The fund’s overall AUM, which includes both the Montreux Care Home Fund domiciled in Luxembourg, and the Montreux Healthcare Fund in the Isle of Man, was £80m at the end of 2014, a £60m increase from the start of the year.
Portfolio manager John Godden, who has been with the company since 2013, said the institutions which have come on board over the past 12 months, including CCLA Investment Management – manager of the Church of England’s (CoE) assets – are drawn by the strong income and growth story presented by the sector.
Investing in care home facilities – including all the staff and management of the facilities – for adults with learning disabilities as well as the elderly, the Montreux Care Fund generates the majority of its income from the fees it charges local authorities or individuals. There is also underlying capital growth from the value of the properties it owns and renovates.
The attractive demographics for care home investment in the UK is well known, with an aging population requiring increasing amounts of long term care.
There is also a less well known opportunity in providing care for adults with learning difficulties however, particularly as this is also an aging demographic. Godden explained that where the life expectancy for a child born with Down’s syndrome in 1975, for example, was 22 years, it is now 58 due to the higher quality of care and medicine.
However, while it is the responsibility for providing this higher level of care falls to the local authority once a person is 18, cost and other factors make it difficult for some councils to provide the type of first class care now expected. This, said Godden, is where a company like Montreux is able, due to its scale, to provide a quality service, while remaining affordable for councils and profitable.
Last year, the fund returned 28% and Godden explained, even if there was no investment in new care homes, providing new beds for which the company charges around £1,400 per week, the fund’s “natural yield” would be about 10%.
There are of course some potential headwinds. Of the 4000 staff employed by Montreux, around 10% are on the UK’s minimum wage and there is a danger this could be increased by a new government in May.
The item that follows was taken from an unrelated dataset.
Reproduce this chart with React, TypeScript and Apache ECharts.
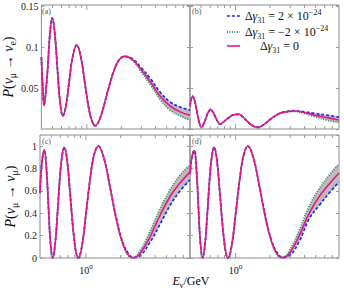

However, Godden said it could absorb an increase in wage costs of around 20%, with the company remaining profitable.
With such a significant amount of property owned by Montreux, a rise or fall in the property market could also have an impact on the fund. The main danger in the short term though, as the fund grows and the underlying company continues to expand its ownership of care homes across the UK, is a significant rise in property value.
However, Godden said there are a number of large institutions “waiting in the wings” to invest cash, so being priced out of deals isn’t a concern. He also emphasised that Montreux does not build new care homes in the hope they will be filled, but opens new ones following demand from local authorities. An example of this is a new facility it has built in Hartlepool.
Godden also explained that, while property does ostensibly make up a significant portion of the portfolio, it is the business itself of providing care, which drives the performance, generating the yield and overall returns.
“One of the reasons why Montreux is now so well placed is because of its scale,” said Godden. “There are also two significant barriers to entry which prevent others, like similar outfits in the US, from competing – capital, and the fact the regulator, the Care Quality Commission, is very happy with what we do.”
In addition to attracting increasing institutional business, Montreux said international advisers are now also recommending its funds, with around £3m to £3.5m being invested via these intermediaries each month.
It is worth noting however that, while smaller retail investors are provided with monthly liquidity, to avoid any of the problems which have beset some property funds over the past few years, institutional clients are locked in for a set period.
Godden also revealed the long term strategy for the fund will be to float, with the manager predicting an initial public offering after perhaps five years.